Press Release|Public Finance
KBRA Assigns A+ Rating, Stable Outlook to Allegheny County Airport Authority (Pittsburgh International Airport) Airport Revenue Bonds, Series 2025A (AMT) and Airport Revenue Bonds Series 2025B (Federally Taxable)
1 Apr 2025 | New York
KBRA assigns a long-term rating of A+ with a Stable Outlook to the Allegheny County Airport Authority, PA (Pittsburgh International AIrport) Airport Revenue Bonds, Series 2025A (AMT) and Airport Revenue Bonds, Series 2025B (Federally Taxable), and affirms the A+ rating and Stable Outlook on outstanding Airport Revenue Bonds.
Key Credit Considerations
The rating was assigned because of the following key credit considerations:
Credit Positives
- ACAA’s proactive leadership team is focused on maintaining competitive airline costs by maximizing non-airline revenue sources, attaining operating efficiencies and maintaining expense controls.
- An absence of airline concentration, the availability of unique non-aviation revenue sources which can be applied on a discretionary basis, and the origin and destination nature of Airport activity enhance operating and revenue stability.

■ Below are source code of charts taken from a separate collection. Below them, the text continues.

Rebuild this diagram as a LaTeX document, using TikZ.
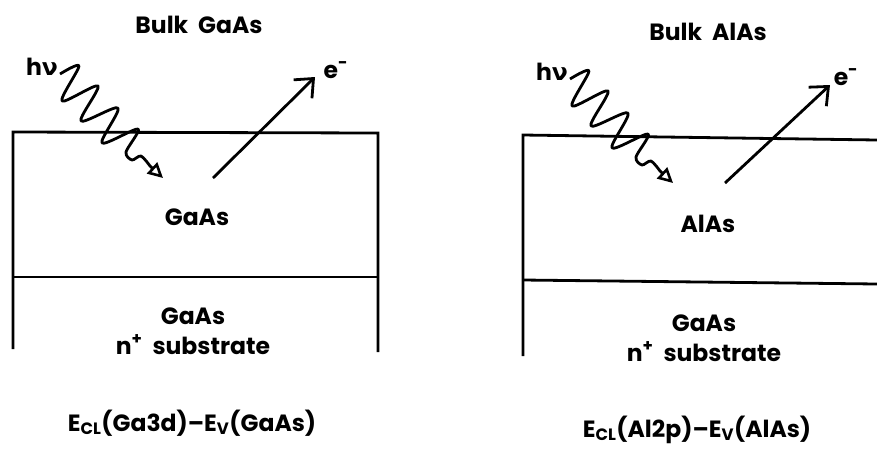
\documentclass[tikz,border=0pt]{standalone}
\usepackage{fontspec}
\setmainfont{Poppins}
\newfontfamily\grk{DejaVu Sans}
\usetikzlibrary{arrows.meta}
\begin{document}
\begin{tikzpicture}[x=1pt,y=-1pt, line width=2.8pt,
  lbl/.style={font=\bfseries\fontsize{23.5}{26}\selectfont, inner sep=0pt, anchor=base},
  wave/.style={line width=2.8pt, line join=round, -{Triangle[open,length=15pt,width=15pt,line width=2.6pt]}},
  emit/.style={line width=2.8pt, -{Straight Barb[length=15pt,width=26pt,line width=2.8pt]}}]
\useasboundingbox (0,0) rectangle (877,448);
% left sample
\draw (13,349) -- (13,132) -- (378,133) -- (378,352);
\draw (12,277) -- (378,277);
% right sample
\draw (523,356) -- (523,135) -- (877,140);
\draw (523,280) -- (877,284);
% labels left
\node[lbl] (t1) at (199,33) {Bulk\ \ GaAs};
\node[lbl] (hv1) at (42,75) {h{\grk ν}};
\node[lbl] (e1) at (336,78) {e\textsuperscript{-}};
\node[lbl] (m1) at (197,225) {GaAs};
\node[lbl] (s1) at (193,324) {GaAs};
\node[lbl] (n1) at (193,354) {n\textsuperscript{+}\ \ substrate};
\node[lbl] (f1) at (192,431) {E\textsubscript{CL}(Ga3d)–E\textsubscript{V}(GaAs)};
% labels right
\node[lbl] (t2) at (708,40) {Bulk\ \ AlAs};
\node[lbl] (hv2) at (552,80) {h{\grk ν}};
\node[lbl] (e2) at (846,85) {e\textsuperscript{-}};
\node[lbl] (m2) at (708,232) {AlAs};
\node[lbl] (s2) at (704,331) {GaAs};
\node[lbl] (n2) at (704,361) {n\textsuperscript{+}\ \ substrate};
\node[lbl] (f2) at (697,437) {E\textsubscript{CL}(Al2p)–E\textsubscript{V}(AlAs)};
% photons
\coordinate (p1) at (163,178);
\coordinate (p2) at (673,183);
\draw[wave] plot[smooth, tension=0.5] coordinates {(60,74) (79,66) (62,101) (98,86) (81,121) (118,108) (102,143) (138,129) (126,152) (132,160) (141,156) (150,166)} -- (p1);
\draw[wave] plot[smooth, tension=0.5] coordinates {(570,79) (589,71) (572,106) (608,91) (591,126) (628,113) (612,148) (648,134) (636,157) (642,165) (651,161) (660,171)} -- (p2);
% photoelectrons
\coordinate (a1) at (213,178);
\coordinate (b1) at (315,77);
\coordinate (a2) at (725,183);
\coordinate (b2) at (830,85);
\draw[emit] (a1) -- (b1);
\draw[emit] (a2) -- (b2);
\end{tikzpicture}
\end{document}
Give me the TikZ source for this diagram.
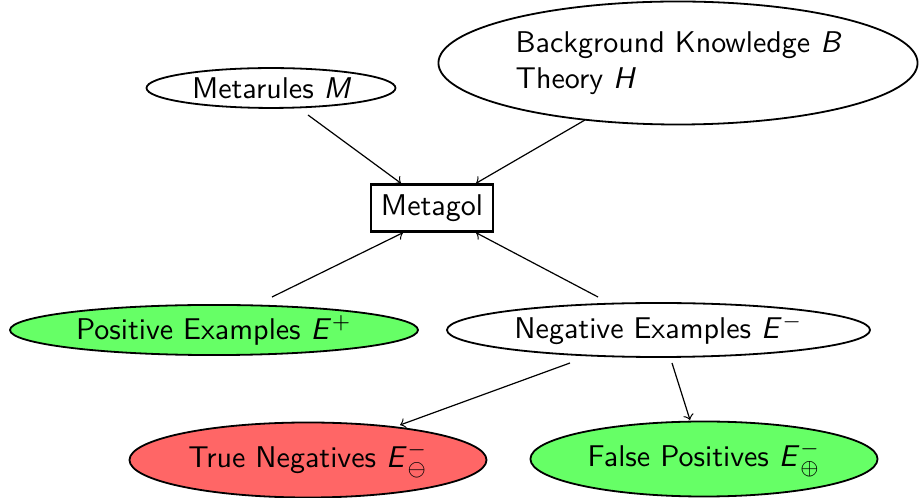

- Pittsburgh’s diversified regional economy benefits from a young, well-educated workforce, low unemployment, and expansion in strategic employment sectors. A lack of population growth somewhat offsets these positive demographics.
Credit Challenges
- Projected leverage is very high. Debt metrics are expected to remain elevated throughout the 2025-2030 forecast period.
- A rising CPE could discourage service expansion or retention, particularly for LCCs and ULCCs.
- Certain revenues that may be deemed “Other Pledged Revenues” under the Master Trust Indenture, including revenues from gas drilling and various grant programs, have proven to be volatile.
- The Authority is expected to remain heavily reliant on non-operating revenues, including Gaming Act Revenues, Gas Drilling Revenues and Federal and State grants.
Rating Sensitivities
For Upgrade
- Recognition of anticipated operating cost savings and maintenance of manageable airline costs.
- Full recovery in enplanements and subsequent sustained growth that results in sound coverage margins (taking into consideration the residual nature of rates), and moderate airline costs.
For Downgrade
- A lack of attainment of projected operating cost reductions, airline costs, or enplanement levels upon completion and operation of the TMP and ARP projects.
- Though not anticipated, further escalation in TMP and ARP construction cost or project delays.
- A pause or reversal in enplanement recovery, triggering significant increases in airline costs.
- Issuance of additional debt without an identified source of repayment.